▶ _TASK GOAL_: Check each line of the records for "with"; collect those that have it.

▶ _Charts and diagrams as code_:
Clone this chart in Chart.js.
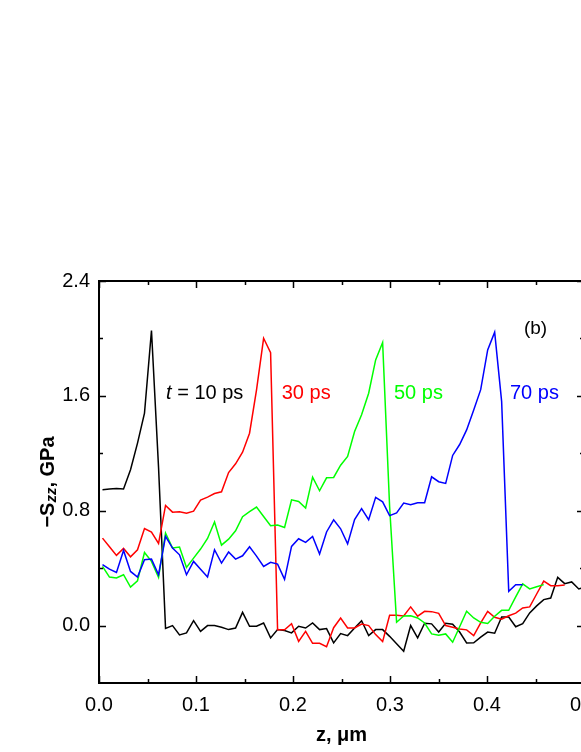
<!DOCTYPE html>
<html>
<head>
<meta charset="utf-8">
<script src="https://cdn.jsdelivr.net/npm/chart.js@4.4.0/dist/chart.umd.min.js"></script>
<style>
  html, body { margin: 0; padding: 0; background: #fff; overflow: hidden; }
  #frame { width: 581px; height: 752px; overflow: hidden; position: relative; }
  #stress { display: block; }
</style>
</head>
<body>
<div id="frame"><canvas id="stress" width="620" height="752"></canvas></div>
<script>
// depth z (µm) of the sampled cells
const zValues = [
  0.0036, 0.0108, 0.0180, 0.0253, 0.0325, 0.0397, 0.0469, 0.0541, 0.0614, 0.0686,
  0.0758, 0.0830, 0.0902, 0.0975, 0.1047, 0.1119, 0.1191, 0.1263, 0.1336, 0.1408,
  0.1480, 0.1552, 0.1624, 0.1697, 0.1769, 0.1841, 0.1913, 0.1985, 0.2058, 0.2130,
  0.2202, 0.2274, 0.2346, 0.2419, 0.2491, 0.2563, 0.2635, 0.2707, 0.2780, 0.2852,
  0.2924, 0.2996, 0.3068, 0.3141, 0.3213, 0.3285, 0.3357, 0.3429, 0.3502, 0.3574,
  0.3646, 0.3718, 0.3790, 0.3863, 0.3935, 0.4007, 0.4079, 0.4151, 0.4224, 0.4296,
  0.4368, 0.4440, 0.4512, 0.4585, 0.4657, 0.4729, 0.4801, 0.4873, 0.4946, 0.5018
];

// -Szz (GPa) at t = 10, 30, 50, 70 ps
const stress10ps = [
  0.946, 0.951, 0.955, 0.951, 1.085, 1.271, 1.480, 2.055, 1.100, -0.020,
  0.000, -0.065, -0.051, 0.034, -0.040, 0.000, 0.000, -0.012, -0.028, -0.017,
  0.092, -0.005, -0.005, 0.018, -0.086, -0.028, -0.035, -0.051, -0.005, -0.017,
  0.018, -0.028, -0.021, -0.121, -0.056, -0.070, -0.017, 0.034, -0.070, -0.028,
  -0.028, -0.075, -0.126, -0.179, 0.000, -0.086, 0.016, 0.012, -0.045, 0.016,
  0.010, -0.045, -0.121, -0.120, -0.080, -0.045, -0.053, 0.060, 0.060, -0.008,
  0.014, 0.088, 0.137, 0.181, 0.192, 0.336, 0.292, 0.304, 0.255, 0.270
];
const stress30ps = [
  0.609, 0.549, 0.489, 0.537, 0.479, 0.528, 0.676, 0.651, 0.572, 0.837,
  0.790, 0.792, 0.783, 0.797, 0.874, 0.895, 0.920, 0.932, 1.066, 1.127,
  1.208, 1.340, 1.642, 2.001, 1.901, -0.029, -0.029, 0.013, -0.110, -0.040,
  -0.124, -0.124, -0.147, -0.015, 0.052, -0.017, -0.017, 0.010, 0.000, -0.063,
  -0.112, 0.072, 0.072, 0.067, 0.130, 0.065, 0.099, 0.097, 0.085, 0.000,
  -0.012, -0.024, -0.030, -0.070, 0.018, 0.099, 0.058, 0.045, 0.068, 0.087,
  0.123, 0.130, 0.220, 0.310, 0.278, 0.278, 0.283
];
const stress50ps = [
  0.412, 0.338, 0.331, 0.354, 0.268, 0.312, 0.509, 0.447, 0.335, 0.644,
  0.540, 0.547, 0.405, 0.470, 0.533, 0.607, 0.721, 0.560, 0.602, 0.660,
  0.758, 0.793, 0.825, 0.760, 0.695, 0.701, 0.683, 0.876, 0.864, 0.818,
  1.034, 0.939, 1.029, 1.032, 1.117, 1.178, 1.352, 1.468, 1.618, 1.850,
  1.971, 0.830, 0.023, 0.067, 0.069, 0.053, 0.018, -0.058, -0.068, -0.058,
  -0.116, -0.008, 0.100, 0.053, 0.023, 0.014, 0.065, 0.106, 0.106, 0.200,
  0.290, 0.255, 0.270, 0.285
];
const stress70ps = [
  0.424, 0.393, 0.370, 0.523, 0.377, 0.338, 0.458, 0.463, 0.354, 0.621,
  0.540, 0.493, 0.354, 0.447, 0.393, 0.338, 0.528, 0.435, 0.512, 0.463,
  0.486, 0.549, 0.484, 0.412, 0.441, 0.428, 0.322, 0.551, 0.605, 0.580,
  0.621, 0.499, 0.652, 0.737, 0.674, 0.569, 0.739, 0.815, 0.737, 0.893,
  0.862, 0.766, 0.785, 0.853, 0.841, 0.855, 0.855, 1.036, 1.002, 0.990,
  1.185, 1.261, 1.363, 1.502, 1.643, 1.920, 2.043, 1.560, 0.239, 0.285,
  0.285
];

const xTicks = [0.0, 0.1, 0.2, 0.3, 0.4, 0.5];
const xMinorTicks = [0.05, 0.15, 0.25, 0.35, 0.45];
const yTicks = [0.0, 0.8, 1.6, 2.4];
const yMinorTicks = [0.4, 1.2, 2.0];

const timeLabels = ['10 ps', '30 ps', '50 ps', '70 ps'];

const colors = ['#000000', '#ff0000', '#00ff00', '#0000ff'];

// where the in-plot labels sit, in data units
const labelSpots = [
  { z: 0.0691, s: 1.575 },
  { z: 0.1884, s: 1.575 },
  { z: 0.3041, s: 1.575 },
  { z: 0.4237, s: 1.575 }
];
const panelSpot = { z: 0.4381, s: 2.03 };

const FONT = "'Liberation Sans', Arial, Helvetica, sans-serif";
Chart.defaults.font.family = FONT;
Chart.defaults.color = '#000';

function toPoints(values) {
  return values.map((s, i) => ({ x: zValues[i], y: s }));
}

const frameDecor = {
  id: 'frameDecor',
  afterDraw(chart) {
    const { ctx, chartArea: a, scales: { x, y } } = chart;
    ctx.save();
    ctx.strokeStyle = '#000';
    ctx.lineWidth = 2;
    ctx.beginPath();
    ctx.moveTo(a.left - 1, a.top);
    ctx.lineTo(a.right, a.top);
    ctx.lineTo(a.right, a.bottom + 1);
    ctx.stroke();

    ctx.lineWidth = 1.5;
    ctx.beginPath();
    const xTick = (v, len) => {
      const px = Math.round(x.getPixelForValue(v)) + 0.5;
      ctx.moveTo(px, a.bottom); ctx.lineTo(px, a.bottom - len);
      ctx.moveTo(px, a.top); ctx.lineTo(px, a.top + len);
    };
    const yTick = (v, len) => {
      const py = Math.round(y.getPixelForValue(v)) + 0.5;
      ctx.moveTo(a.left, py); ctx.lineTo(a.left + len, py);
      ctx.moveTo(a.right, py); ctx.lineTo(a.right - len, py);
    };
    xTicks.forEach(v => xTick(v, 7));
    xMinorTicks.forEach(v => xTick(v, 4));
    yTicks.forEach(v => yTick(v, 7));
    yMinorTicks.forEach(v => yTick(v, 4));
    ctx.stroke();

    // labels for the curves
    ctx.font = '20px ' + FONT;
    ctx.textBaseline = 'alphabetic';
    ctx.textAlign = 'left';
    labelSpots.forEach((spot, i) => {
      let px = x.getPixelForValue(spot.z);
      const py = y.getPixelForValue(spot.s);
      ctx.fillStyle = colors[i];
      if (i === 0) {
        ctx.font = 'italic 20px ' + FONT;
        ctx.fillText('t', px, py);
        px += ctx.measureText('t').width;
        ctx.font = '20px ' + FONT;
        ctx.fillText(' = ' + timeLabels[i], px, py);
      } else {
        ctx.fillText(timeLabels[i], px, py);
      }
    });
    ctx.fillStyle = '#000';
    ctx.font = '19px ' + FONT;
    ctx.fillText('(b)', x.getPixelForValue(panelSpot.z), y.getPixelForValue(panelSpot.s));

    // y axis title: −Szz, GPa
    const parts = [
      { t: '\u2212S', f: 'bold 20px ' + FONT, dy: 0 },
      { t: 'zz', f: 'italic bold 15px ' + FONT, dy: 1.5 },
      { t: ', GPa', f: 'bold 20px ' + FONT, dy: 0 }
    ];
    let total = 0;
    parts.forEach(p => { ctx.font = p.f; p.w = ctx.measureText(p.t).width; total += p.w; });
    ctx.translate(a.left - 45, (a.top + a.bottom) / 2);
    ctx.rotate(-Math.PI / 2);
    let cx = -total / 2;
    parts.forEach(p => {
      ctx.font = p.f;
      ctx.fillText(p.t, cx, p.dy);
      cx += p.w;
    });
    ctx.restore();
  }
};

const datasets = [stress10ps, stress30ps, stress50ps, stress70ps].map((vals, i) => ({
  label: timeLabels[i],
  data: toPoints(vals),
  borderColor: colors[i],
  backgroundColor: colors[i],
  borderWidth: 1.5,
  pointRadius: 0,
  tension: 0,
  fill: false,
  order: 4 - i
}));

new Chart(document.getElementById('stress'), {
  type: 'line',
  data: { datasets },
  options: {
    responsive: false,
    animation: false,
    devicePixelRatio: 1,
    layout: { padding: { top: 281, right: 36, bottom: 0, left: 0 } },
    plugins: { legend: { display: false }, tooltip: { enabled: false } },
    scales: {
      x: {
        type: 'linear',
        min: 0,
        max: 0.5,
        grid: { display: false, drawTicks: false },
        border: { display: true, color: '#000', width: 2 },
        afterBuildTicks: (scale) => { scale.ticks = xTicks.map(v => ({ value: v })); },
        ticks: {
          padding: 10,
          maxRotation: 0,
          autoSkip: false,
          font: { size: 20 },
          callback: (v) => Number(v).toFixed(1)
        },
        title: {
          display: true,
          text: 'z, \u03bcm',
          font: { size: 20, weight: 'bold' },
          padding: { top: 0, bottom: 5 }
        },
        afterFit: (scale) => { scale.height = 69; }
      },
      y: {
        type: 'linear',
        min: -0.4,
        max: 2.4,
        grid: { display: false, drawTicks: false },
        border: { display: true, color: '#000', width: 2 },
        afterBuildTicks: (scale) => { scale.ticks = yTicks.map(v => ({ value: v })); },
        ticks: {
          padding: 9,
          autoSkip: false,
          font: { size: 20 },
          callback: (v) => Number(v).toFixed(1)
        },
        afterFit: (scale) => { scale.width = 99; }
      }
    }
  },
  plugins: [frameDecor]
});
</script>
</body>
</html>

--

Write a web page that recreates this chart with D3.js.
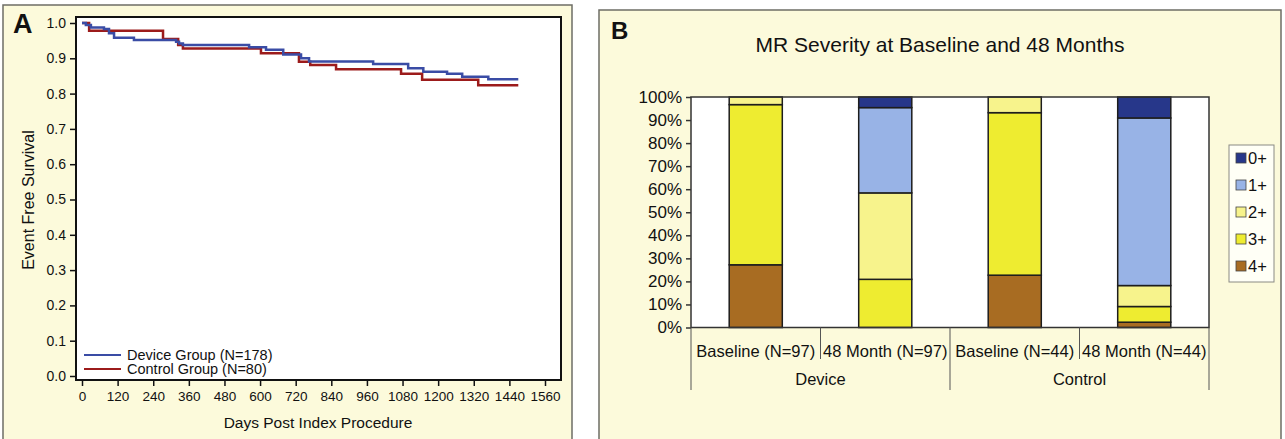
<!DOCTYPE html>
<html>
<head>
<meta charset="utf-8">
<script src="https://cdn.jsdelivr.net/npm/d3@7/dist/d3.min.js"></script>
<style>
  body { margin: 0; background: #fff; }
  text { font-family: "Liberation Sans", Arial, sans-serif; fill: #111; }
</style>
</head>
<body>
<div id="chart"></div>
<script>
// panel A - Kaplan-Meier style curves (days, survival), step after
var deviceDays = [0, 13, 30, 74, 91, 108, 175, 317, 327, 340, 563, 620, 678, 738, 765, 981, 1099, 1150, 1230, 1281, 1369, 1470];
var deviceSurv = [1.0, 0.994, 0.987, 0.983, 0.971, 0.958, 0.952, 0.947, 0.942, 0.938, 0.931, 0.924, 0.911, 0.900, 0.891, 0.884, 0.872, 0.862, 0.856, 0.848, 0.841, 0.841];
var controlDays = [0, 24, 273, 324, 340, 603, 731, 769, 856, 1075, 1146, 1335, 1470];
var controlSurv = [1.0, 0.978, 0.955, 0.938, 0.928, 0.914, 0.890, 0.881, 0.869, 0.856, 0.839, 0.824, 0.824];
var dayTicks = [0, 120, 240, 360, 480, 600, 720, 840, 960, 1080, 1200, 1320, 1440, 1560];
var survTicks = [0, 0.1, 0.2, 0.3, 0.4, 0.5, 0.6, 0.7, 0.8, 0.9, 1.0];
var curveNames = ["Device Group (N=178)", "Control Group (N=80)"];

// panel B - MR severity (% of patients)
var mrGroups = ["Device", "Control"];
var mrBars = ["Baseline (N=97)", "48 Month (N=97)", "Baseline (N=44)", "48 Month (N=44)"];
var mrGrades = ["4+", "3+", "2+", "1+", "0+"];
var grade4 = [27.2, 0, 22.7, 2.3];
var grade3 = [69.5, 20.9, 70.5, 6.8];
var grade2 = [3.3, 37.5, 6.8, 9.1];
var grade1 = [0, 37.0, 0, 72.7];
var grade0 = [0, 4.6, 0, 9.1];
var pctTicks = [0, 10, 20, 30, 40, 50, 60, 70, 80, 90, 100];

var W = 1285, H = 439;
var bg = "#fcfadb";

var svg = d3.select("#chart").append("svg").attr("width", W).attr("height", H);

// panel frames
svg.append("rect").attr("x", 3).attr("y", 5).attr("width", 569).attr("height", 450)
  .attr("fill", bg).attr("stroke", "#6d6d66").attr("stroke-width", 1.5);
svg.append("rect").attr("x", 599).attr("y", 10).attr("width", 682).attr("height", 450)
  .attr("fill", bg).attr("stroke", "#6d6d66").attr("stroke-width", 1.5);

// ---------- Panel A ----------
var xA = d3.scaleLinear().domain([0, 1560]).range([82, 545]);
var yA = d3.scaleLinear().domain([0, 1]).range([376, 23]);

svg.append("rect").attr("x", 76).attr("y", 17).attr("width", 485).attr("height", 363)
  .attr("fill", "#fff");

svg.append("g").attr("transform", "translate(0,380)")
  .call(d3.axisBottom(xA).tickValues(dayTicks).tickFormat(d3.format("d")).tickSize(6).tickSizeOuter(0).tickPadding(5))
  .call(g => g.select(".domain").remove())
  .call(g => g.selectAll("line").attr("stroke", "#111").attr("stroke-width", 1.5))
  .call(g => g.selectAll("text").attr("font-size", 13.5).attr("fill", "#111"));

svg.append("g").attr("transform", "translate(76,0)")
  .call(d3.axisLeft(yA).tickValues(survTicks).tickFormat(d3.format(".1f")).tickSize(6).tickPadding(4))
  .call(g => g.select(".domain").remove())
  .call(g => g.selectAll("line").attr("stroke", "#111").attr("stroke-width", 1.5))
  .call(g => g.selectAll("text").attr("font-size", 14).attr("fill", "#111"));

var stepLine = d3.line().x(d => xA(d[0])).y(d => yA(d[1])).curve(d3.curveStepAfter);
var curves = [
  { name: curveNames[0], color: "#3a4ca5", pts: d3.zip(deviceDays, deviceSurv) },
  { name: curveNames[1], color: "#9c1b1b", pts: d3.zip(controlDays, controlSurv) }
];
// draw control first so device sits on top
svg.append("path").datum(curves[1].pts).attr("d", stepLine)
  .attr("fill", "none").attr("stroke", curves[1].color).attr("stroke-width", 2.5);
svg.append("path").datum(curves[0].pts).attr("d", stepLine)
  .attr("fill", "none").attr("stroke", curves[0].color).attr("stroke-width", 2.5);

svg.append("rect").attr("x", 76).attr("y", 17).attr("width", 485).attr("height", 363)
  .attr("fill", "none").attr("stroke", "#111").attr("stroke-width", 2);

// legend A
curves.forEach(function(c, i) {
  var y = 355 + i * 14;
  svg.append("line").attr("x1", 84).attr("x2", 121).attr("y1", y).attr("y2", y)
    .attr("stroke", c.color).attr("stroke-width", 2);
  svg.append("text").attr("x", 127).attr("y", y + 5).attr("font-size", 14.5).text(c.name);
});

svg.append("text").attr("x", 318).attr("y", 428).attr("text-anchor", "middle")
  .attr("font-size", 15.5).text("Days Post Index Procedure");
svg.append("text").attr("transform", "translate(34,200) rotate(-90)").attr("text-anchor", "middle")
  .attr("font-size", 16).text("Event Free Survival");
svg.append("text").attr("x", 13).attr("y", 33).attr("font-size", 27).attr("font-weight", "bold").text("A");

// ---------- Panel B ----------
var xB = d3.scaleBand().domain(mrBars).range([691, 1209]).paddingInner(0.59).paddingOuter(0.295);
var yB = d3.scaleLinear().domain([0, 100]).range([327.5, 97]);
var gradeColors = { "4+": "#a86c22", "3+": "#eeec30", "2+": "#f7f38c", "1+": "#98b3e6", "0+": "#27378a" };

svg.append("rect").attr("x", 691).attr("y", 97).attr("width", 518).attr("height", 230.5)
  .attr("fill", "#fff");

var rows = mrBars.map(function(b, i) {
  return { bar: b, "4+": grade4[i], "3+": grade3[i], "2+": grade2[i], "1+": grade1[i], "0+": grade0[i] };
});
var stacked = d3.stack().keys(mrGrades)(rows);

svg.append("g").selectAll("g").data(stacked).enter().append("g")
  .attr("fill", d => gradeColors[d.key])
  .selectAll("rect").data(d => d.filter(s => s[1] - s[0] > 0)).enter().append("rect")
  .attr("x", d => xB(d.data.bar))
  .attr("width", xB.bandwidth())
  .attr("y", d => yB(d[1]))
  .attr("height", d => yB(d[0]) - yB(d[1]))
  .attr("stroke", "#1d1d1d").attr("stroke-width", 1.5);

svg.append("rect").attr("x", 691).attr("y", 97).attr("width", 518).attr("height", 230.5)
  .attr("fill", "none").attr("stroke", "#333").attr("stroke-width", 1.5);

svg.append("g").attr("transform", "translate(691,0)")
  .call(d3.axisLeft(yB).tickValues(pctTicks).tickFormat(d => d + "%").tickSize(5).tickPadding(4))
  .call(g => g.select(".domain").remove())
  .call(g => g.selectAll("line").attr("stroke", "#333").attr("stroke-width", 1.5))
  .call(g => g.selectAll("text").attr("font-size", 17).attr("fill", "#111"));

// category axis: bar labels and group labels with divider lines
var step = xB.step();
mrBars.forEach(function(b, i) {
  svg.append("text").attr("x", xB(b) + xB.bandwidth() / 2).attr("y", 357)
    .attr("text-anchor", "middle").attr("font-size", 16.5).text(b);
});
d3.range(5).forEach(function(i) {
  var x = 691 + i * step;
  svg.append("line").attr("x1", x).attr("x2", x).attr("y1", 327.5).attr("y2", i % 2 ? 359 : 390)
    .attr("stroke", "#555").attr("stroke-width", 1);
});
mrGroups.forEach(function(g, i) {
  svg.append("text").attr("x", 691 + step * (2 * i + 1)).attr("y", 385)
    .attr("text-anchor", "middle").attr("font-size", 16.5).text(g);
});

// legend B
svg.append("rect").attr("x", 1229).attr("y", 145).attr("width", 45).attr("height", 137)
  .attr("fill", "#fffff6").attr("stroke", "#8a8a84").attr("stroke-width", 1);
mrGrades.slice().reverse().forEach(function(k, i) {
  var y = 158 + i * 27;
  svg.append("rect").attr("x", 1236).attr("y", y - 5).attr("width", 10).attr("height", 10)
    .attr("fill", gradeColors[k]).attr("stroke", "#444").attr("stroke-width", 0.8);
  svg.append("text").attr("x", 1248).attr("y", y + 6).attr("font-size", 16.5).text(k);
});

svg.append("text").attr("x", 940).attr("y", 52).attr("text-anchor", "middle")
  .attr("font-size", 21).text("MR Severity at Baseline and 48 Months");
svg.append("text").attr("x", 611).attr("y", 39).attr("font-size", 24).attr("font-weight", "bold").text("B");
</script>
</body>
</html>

▶ _EXERCISE RESPONSE_:
Write a web page that recreates this chart with D3.js.
// category axis: bar labels and group labels with divider lines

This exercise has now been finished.